▶ TASK DETAILS
Return verbatim everything from the first line through the line that contains "812.0, 830.9, 836.8];", and stop there.

▶ DATA PROVIDED

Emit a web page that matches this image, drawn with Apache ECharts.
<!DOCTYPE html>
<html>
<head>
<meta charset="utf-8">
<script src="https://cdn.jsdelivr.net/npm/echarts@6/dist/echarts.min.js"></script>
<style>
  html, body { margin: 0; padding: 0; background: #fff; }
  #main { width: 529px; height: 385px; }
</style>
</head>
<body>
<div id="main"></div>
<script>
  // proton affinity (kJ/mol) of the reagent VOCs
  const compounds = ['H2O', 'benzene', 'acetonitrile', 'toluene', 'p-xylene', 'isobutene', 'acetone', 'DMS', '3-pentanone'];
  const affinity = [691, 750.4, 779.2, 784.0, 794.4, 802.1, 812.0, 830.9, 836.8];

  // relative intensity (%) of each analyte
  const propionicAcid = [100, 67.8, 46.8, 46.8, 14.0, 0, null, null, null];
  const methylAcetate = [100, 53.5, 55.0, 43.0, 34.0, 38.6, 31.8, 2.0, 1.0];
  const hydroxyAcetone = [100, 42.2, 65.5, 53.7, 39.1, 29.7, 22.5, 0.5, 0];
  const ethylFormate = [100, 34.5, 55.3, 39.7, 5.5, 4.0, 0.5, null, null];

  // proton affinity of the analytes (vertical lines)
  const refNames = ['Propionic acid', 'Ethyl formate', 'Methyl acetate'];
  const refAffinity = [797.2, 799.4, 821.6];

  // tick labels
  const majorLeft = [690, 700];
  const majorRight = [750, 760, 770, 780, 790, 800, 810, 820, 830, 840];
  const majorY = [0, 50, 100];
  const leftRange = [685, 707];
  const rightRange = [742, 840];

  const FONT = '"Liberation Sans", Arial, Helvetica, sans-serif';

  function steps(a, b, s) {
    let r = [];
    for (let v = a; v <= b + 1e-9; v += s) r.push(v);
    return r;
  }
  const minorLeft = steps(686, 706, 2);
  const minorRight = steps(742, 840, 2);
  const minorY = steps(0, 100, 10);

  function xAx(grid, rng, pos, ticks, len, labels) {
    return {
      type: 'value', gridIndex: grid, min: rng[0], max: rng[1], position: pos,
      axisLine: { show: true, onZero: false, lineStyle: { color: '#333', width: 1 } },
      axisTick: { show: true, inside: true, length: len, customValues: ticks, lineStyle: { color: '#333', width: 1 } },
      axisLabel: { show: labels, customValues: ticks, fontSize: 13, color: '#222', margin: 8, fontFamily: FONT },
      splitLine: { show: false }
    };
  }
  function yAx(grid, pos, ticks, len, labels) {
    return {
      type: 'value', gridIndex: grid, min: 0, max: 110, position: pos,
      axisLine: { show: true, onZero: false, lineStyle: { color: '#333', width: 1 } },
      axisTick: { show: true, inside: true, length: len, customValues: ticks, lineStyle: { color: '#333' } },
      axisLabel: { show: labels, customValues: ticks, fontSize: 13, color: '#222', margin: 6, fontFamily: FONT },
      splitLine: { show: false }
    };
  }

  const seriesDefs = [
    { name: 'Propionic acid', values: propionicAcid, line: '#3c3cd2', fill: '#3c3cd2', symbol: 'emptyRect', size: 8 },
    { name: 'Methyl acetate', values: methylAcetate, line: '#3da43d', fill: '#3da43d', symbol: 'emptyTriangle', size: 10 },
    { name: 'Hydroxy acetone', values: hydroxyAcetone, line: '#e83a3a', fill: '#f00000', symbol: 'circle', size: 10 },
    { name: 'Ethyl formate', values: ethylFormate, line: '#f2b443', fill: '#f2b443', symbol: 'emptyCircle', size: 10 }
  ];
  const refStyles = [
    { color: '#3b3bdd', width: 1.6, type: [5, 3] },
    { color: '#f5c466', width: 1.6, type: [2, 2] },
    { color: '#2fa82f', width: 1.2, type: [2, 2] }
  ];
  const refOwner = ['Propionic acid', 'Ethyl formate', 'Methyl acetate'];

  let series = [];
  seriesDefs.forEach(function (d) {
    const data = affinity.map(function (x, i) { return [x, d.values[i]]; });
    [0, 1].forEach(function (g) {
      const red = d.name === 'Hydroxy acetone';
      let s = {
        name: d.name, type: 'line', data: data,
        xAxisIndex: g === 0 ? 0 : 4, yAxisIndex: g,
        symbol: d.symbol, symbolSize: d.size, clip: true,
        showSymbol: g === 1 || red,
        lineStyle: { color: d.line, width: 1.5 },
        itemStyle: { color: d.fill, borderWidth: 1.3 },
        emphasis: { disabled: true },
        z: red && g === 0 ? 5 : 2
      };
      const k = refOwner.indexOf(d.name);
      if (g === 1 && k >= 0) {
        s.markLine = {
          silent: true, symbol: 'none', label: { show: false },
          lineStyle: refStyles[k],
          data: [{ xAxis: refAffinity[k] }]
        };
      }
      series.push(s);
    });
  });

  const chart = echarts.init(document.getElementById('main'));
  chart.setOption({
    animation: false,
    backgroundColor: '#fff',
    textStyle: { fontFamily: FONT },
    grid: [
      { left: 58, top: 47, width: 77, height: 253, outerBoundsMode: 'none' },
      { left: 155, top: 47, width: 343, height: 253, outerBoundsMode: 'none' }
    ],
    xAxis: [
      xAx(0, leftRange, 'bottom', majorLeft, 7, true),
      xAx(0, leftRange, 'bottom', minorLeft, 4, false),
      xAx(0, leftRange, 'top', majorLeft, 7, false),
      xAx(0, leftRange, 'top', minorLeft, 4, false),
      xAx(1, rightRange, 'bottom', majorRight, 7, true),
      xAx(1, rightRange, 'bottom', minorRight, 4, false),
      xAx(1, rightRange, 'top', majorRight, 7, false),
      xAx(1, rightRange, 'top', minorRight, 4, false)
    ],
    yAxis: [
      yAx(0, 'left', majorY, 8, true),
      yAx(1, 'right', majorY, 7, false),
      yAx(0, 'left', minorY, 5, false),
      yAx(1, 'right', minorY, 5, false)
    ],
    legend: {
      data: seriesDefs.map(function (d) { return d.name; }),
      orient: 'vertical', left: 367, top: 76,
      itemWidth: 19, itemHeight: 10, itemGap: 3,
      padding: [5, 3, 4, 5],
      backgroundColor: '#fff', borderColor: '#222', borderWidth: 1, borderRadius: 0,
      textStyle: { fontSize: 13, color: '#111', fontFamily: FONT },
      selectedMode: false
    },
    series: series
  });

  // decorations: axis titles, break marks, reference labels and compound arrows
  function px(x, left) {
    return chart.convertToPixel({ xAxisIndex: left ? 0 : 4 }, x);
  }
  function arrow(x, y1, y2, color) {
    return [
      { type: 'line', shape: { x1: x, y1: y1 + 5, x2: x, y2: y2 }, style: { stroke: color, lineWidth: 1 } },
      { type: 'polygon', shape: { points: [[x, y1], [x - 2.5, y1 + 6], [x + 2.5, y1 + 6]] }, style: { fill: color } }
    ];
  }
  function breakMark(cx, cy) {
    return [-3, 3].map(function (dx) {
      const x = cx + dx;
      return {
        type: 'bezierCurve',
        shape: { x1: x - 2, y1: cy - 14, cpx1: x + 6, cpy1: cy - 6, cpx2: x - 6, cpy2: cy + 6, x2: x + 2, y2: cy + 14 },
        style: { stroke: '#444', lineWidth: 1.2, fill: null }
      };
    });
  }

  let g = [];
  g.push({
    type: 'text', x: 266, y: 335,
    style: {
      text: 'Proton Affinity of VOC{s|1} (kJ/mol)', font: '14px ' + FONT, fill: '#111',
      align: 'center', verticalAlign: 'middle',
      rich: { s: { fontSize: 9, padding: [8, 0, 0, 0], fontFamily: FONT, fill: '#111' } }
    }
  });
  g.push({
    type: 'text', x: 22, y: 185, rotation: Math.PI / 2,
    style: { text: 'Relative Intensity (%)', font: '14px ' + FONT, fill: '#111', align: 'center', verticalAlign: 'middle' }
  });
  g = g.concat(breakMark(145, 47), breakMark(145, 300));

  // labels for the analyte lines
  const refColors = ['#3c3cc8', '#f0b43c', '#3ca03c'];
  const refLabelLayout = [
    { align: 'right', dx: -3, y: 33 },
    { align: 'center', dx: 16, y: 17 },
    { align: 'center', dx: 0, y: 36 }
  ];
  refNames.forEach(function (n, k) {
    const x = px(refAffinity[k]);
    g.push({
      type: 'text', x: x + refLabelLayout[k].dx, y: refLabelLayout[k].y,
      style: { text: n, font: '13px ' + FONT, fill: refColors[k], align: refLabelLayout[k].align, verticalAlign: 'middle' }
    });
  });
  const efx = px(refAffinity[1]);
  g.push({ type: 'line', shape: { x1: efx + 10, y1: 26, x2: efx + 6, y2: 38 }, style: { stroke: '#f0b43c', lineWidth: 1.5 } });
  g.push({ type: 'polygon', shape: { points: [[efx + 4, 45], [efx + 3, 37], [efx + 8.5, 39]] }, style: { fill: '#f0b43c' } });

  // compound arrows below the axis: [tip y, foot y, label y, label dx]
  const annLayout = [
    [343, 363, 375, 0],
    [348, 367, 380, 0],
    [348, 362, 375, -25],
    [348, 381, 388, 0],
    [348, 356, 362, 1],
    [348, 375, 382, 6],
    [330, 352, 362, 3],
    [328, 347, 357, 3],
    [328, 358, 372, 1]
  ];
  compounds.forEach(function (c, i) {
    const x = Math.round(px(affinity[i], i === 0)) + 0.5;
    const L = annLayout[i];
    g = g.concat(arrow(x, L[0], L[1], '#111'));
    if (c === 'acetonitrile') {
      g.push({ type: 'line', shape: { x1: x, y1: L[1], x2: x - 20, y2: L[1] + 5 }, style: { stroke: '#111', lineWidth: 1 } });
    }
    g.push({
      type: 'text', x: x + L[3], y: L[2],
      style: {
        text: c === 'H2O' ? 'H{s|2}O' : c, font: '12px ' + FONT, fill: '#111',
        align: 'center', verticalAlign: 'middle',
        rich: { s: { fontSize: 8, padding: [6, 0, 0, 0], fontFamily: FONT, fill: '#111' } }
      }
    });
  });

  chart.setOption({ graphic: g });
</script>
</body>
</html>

▶ SOLUTION BELOW
Emit a web page that matches this image, drawn with Apache ECharts.
<!DOCTYPE html>
<html>
<head>
<meta charset="utf-8">
<script src="https://cdn.jsdelivr.net/npm/echarts@6/dist/echarts.min.js"></script>
<style>
  html, body { margin: 0; padding: 0; background: #fff; }
  #main { width: 529px; height: 385px; }
</style>
</head>
<body>
<div id="main"></div>
<script>
  // proton affinity (kJ/mol) of the reagent VOCs
  const compounds = ['H2O', 'benzene', 'acetonitrile', 'toluene', 'p-xylene', 'isobutene', 'acetone', 'DMS', '3-pentanone'];
  const affinity = [691, 750.4, 779.2, 784.0, 794.4, 802.1, 812.0, 830.9, 836.8];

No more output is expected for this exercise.